What is the difference between misc drivers and char drivers? What is the difference between misc drivers and char drivers? c c

What is the difference between misc drivers and char drivers?


Edit: I thought you were talking about drivers/misc drivers, but I see you're refering to character drivers using misc_register (and all the API in drivers/char/misc.c). You should specify this in your question.

In this case, the misc API seems to make your life easier when you're writing a small character driver and do not want to need to allocate a new major number only to use one minor number, for example. It simplifies things, but all the file operations are still available using the fops member of struct miscdevice. The basic difference is you only get one minor number per misc device.

My previous, unrelated answer was, for the record:

Have a quick look at drivers/misc: you won't find any "misc core" out there. This means: misc is not a device class; it's just a bunch of drivers that don't fit in any other category. Things like barometers, DACs, test suites and other strange things.

Look at the top of drivers/misc/Kconfig:

## Misc strange devices#menu "Misc devices"

All the items in this Kconfig do not depend on any "misc core", but on other cores (i2c, pci, tty, etc.). Usually, when a driver is really using a driver core, you will see it in its Kconfig. For instance, pretty much all leds drivers (drivers/leds) depend on the leds class core and have this in their Kconfig node:

depends on LEDS_CLASS

Maybe misc drivers are all character drivers (I didn't check all of them), but something else would still work there, although it would probably be at the wrong place. I believe that lots of misc drivers could be moved to better places now... a veteran kernel hacker could confirm this.

So, to answer your question: misc drivers do not have to be character drivers, so the two categories are completely unrelated. A misc driver brings nothing more than a character driver because a misc driver is, again, nothing special.

Update: the Honeywell compass driver is a great example. It is small and straightforward.

It communicates with the actual compass using I²C. This device won't show up as a character device, so forget about major number 10. It will, however, appear somewhere in Sysfs, under /sys/bus/i2c/devices, like all I²C devices do. And you will see the Sysfs attributes it adds to its group, like heading0_input that will show the current compass direction when read.

So here you have it: a misc driver that's not a character driver.


Now this seems to say that misc drivers are just char drivers, but perhaps a subset of functions, and char drivers can have more than one entry point (such as an ioctl() or an open() or a read() call)

Yes,it just Charater driver, and Misc driver also have multiple entry point read(), write(), ioctl() (because in miscdevice 's structure already have filefile_operations structure)

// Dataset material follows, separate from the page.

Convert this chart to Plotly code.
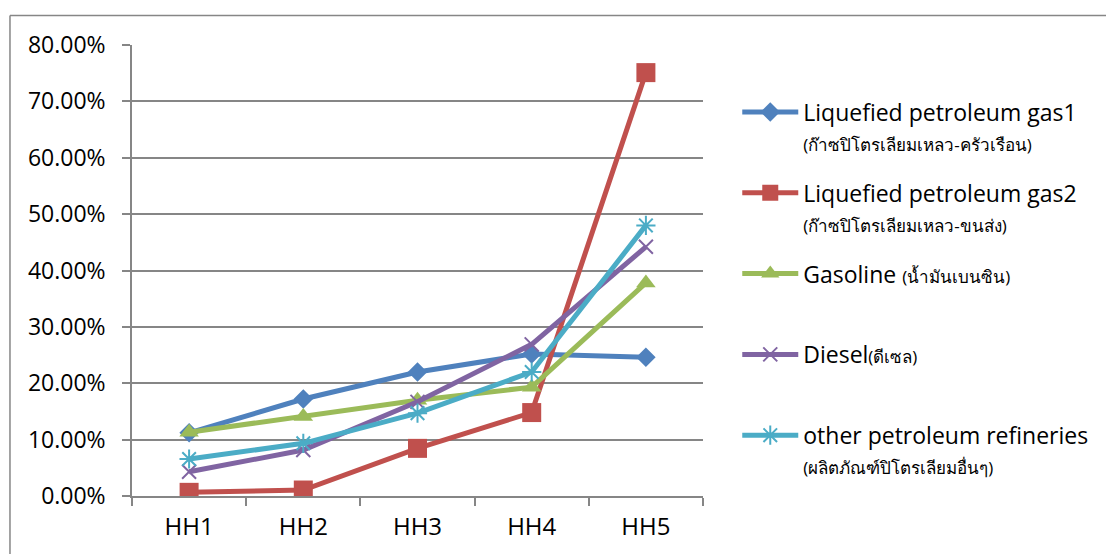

in my understanding, when we need to write a small driver (only have one entry point or some more (2,3,... entry points) <<< mean small driver) we should use misc driver. it will prevent waste of RAM if we register new Major Number.

Now Since the kernel keeps a static table of device drivers, frivolous allocation of major numbers is rather wasteful of RAM. The Linux kernel, therefore, offers a simplified interface for simple drivers—those that will register a single entry point. Note that, in general, allocating the whole name space of a major number to every device is beneficial. This allows the handling of multiple terminals, multiple serial ports and several disk partitions without any overhead in the kernel proper: a single driver takes care of all of them, and uses the minor number to differentiate.